** Start Raw data **

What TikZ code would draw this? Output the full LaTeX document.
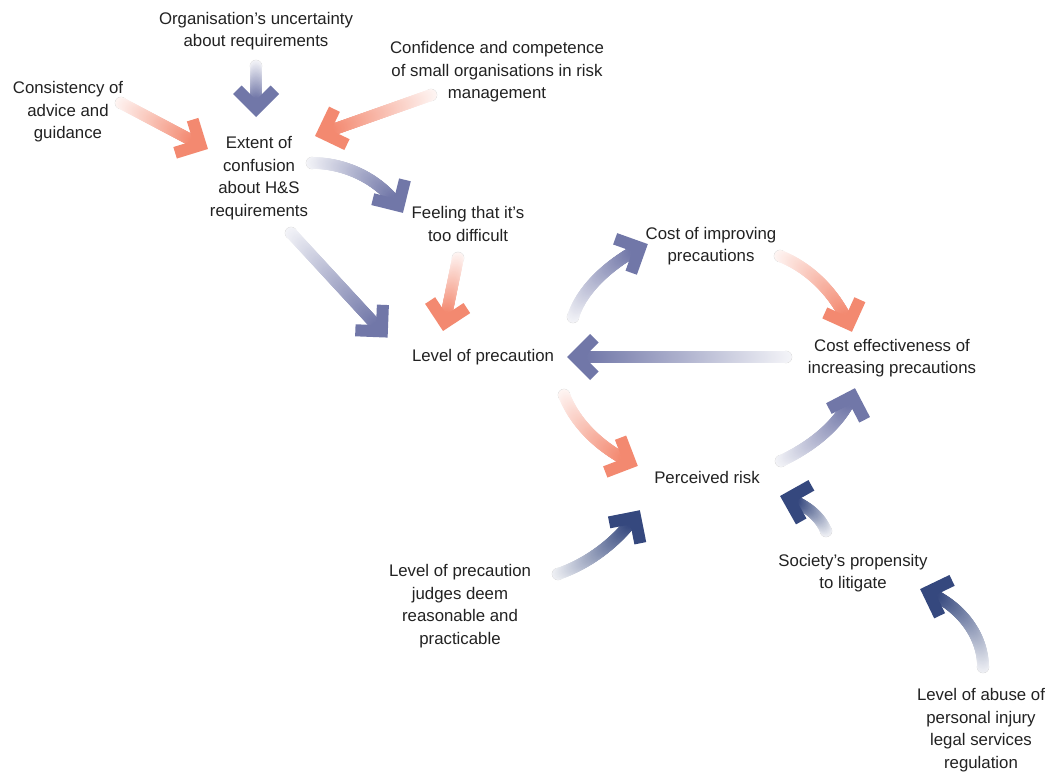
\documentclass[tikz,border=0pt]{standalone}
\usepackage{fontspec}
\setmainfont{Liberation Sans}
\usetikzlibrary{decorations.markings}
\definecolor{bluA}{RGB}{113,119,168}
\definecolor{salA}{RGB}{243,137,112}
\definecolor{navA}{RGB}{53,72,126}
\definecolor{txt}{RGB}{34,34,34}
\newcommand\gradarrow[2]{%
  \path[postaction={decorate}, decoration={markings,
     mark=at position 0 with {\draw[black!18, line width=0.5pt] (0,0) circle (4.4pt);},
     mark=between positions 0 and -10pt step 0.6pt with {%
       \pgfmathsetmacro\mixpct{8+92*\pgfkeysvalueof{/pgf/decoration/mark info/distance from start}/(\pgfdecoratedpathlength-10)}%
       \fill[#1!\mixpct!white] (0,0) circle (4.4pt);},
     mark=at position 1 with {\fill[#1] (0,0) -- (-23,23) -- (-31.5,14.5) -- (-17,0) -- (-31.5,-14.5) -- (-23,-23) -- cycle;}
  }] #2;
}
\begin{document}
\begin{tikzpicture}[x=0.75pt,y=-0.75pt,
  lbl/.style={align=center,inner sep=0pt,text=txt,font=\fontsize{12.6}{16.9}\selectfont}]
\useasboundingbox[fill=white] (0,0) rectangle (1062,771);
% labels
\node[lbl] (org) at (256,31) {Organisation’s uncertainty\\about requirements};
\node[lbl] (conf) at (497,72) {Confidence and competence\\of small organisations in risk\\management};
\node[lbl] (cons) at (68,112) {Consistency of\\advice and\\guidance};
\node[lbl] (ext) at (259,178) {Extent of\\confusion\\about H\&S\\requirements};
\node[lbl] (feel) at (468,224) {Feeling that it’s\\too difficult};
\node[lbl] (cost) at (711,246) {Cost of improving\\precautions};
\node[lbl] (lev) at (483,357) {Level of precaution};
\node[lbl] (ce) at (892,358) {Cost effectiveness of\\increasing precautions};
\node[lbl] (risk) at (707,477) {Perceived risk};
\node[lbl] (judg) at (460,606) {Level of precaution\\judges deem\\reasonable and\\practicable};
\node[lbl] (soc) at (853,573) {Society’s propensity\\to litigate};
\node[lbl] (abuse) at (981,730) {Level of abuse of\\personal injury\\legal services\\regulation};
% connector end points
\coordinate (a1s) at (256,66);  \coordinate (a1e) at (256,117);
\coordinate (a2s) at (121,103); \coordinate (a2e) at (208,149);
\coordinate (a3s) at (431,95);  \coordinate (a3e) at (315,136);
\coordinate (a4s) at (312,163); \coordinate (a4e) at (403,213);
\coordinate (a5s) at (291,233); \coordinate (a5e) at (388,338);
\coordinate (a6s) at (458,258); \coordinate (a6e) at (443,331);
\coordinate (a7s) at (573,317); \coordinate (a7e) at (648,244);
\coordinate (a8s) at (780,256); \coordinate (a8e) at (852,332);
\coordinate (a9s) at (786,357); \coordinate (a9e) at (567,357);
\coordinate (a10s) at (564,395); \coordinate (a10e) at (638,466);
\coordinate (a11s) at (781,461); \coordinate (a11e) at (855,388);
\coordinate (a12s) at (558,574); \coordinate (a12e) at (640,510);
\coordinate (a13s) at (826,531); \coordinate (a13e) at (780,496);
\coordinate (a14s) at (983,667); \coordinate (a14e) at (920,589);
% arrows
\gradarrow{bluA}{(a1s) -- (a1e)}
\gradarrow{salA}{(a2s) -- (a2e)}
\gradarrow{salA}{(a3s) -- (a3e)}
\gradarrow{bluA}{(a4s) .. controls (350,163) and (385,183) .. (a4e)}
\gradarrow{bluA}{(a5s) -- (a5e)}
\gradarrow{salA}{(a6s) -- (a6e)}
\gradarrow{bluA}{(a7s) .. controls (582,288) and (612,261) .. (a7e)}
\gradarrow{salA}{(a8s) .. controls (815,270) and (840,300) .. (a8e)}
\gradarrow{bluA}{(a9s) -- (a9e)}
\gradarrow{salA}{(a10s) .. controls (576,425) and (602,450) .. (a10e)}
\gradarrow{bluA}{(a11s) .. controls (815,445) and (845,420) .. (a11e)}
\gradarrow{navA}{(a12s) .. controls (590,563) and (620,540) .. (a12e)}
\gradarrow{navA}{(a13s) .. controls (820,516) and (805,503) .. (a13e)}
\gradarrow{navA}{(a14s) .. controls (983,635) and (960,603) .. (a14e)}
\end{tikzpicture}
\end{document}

** End Raw data **

*Work to do*:
Reproduce the listing word for word and omit its pictures.

*Exercise result*:
What TikZ code would draw this? Output the full LaTeX document.
\documentclass[tikz,border=0pt]{standalone}
\usepackage{fontspec}
\setmainfont{Liberation Sans}
\usetikzlibrary{decorations.markings}
\definecolor{bluA}{RGB}{113,119,168}
\definecolor{salA}{RGB}{243,137,112}
\definecolor{navA}{RGB}{53,72,126}
\definecolor{txt}{RGB}{34,34,34}
\newcommand\gradarrow[2]{%
  \path[postaction={decorate}, decoration={markings,
     mark=at position 0 with {\draw[black!18, line width=0.5pt] (0,0) circle (4.4pt);},
     mark=between positions 0 and -10pt step 0.6pt with {%
       \pgfmathsetmacro\mixpct{8+92*\pgfkeysvalueof{/pgf/decoration/mark info/distance from start}/(\pgfdecoratedpathlength-10)}%
       \fill[#1!\mixpct!white] (0,0) circle (4.4pt);},
     mark=at position 1 with {\fill[#1] (0,0) -- (-23,23) -- (-31.5,14.5) -- (-17,0) -- (-31.5,-14.5) -- (-23,-23) -- cycle;}
  }] #2;
}
\begin{document}
\begin{tikzpicture}[x=0.75pt,y=-0.75pt,
  lbl/.style={align=center,inner sep=0pt,text=txt,font=\fontsize{12.6}{16.9}\selectfont}]
\useasboundingbox[fill=white] (0,0) rectangle (1062,771);
% labels
\node[lbl] (org) at (256,31) {Organisation’s uncertainty\\about requirements};
\node[lbl] (conf) at (497,72) {Confidence and competence\\of small organisations in risk\\management};
\node[lbl] (cons) at (68,112) {Consistency of\\advice and\\guidance};
\node[lbl] (ext) at (259,178) {Extent of\\confusion\\about H\&S\\requirements};
\node[lbl] (feel) at (468,224) {Feeling that it’s\\too difficult};
\node[lbl] (cost) at (711,246) {Cost of improving\\precautions};
\node[lbl] (lev) at (483,357) {Level of precaution};
\node[lbl] (ce) at (892,358) {Cost effectiveness of\\increasing precautions};
\node[lbl] (risk) at (707,477) {Perceived risk};
\node[lbl] (judg) at (460,606) {Level of precaution\\judges deem\\reasonable and\\practicable};
\node[lbl] (soc) at (853,573) {Society’s propensity\\to litigate};
\node[lbl] (abuse) at (981,730) {Level of abuse of\\personal injury\\legal services\\regulation};
% connector end points
\coordinate (a1s) at (256,66);  \coordinate (a1e) at (256,117);
\coordinate (a2s) at (121,103); \coordinate (a2e) at (208,149);
\coordinate (a3s) at (431,95);  \coordinate (a3e) at (315,136);
\coordinate (a4s) at (312,163); \coordinate (a4e) at (403,213);
\coordinate (a5s) at (291,233); \coordinate (a5e) at (388,338);
\coordinate (a6s) at (458,258); \coordinate (a6e) at (443,331);
\coordinate (a7s) at (573,317); \coordinate (a7e) at (648,244);
\coordinate (a8s) at (780,256); \coordinate (a8e) at (852,332);
\coordinate (a9s) at (786,357); \coordinate (a9e) at (567,357);
\coordinate (a10s) at (564,395); \coordinate (a10e) at (638,466);
\coordinate (a11s) at (781,461); \coordinate (a11e) at (855,388);
\coordinate (a12s) at (558,574); \coordinate (a12e) at (640,510);
\coordinate (a13s) at (826,531); \coordinate (a13e) at (780,496);
\coordinate (a14s) at (983,667); \coordinate (a14e) at (920,589);
% arrows
\gradarrow{bluA}{(a1s) -- (a1e)}
\gradarrow{salA}{(a2s) -- (a2e)}
\gradarrow{salA}{(a3s) -- (a3e)}
\gradarrow{bluA}{(a4s) .. controls (350,163) and (385,183) .. (a4e)}
\gradarrow{bluA}{(a5s) -- (a5e)}
\gradarrow{salA}{(a6s) -- (a6e)}
\gradarrow{bluA}{(a7s) .. controls (582,288) and (612,261) .. (a7e)}
\gradarrow{salA}{(a8s) .. controls (815,270) and (840,300) .. (a8e)}
\gradarrow{bluA}{(a9s) -- (a9e)}
\gradarrow{salA}{(a10s) .. controls (576,425) and (602,450) .. (a10e)}
\gradarrow{bluA}{(a11s) .. controls (815,445) and (845,420) .. (a11e)}
\gradarrow{navA}{(a12s) .. controls (590,563) and (620,540) .. (a12e)}
\gradarrow{navA}{(a13s) .. controls (820,516) and (805,503) .. (a13e)}
\gradarrow{navA}{(a14s) .. controls (983,635) and (960,603) .. (a14e)}
\end{tikzpicture}
\end{document}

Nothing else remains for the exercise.